Je vous fais remarquer, Votre Fantaisie, que vos arguments pour justifier votre retour sur la scène publique (et plus particulièrement académique) ont un caractère vaporeux qui ferait rougir d’envie le plus sot des députés conservateurs. « Nous avons contribué activement à l’histoire et à la culture », « nos valeurs ont façonné l’identité québécoise », dites-vous innocemment dans votre dernier sursaut d’agonie. Je vous donne raison sur ce point : vous avez effectivement contribué activement à nuire au développement social, moral et culturel de notre pays, par la manipulation, le chantage et la censure, domaines de prédilection d’une Église mégalomane et corrompue.

Tout cela pour dire, Votre Impertinence, que votre Lettre d’excuses n’est en fait motivée que par une seule crainte fondamentalement égoïste : celle de votre propre disparition. Cette sournoise machination n’abuse personne. Vous associez à tort l'actuel débat sur les accomodements religieux à un égarement spirituel du Québec causé par son retrait de l'emprise ecclésiastique.
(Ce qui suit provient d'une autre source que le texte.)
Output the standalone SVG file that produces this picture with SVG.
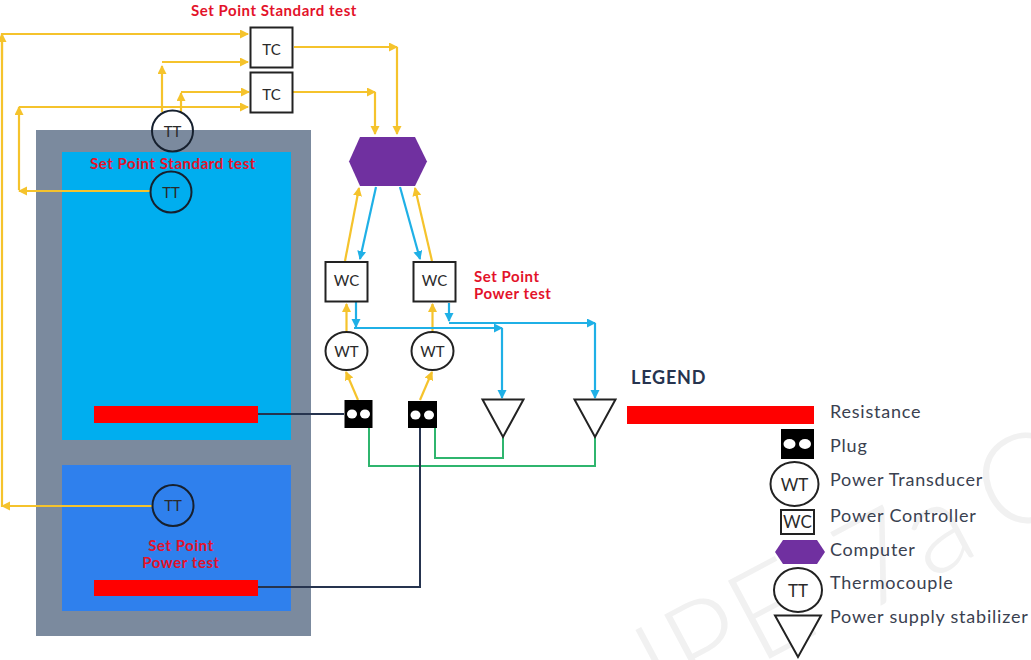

À trop renifler les encensoirs, on se met à avoir de troublantes visions. De grâce, reprenez vos esprits, et cessez de jouer les Pythies de la fin du monde! Vous n’inspirez pas de pitié, Votre Arrogance, car vous n’en méritez aucune. Vos jeux de rhéteur sur la préposition («transmission des connaissances religieuses à l’école – pas nécessairement par l’école»), n’arrivent pas à dissimuler l’hypocrisie de votre démarche. De tous temps, les religieux ont versé dans l’intrigue, le chantage et la sournoiserie pour parvenir à leurs fins : votre lettre démontre que rien de cela n’a changé. La seule chose qui pourrait me convaincre de votre bonne foi, Votre Suffisance, serait l’annonce, par le Vatican, de la dissolution complète de l’Église catholique pour cause de faillite morale. Or, nous savons tous fort bien que cela n’arrivera jamais, au même titre d’ailleurs que notre pardon envers vous.

Enfin, on saura peut-être pardonner, non pas le passé de votre Église, Votre Tartuffance, mais votre lettre insolente et votre égarement car, « pour être dévot, vous n’en êtes pas moins homme ».

J’ai l’honneur d’être, etc.

Baron de Moulintombant

4 commentaires:

Anonyme a dit…

Vous m'enlevez les maux de la bouche, cher Baron de M. Comme je l'écris dans ma propre correspondance (en moins subtil il est vrai) tout mea culpa ne devrait-il pas être accompagné d'un ça-n'arrivera-plus?

P.S. on remarque que vos lettres sont souvent expédiées à des gens de Québec. N'oubliez pas les pauvres diables qui habitent Ville-Marie.

Baron de Moulintombant a dit…

Cher Vecteur, si les gens de Ville-Marie faisaient autant de bêtises que ceux de Québec, ils auraient droit à autant de considération de ma part, soyez-en assuré.

Amicalement,

Baron de Moulintombant

Anonyme a dit…

Bien que je sois republicain jusqu'au bout des ongles, veuillez, cher Baron, recevoir à vos pieds toutes mes considerations les plus sinceres.

Quel texte magnifique, quelle belle envolée. Plus populairement j'aurais dit: « Vlan, dans les dents ! »

Souvenez-vous quand meme que les royalistes (et les anglais du canada) et l'eglise ont toujours ete de conivence. Quand il est question d'asservir le petit peuple, ils se sont toujours tres bien entendu. Quel sens des affaires.

Mes salutations les plus royales.

Philippe le fromage qui pue !

Anonyme a dit…

La dernière des bêtises de l'ÉGlise catholique, toute récente, est de vouloir imposer au Québec multiculturel, athée, républicain, laïc, un programme de conversion à la foi chrétienne dans nos écoles primaire et secondaire.

Cette idée, qui va à l'encontre d'une école qui forme le citoyen, et non le croyant, a été défendue, et l'est toujours, par ce cardinal Ouellet qui s'enfuit en Espagne la semaine où il décide de lâcher sa bombe puante dans les médias obnubilés par tout ce qui respire l'encens et le dessous de soutane.

Cher baron, votre éloquence a, une fois de plus, touché les zones les moins stimulées de ma réflexion! Bravo!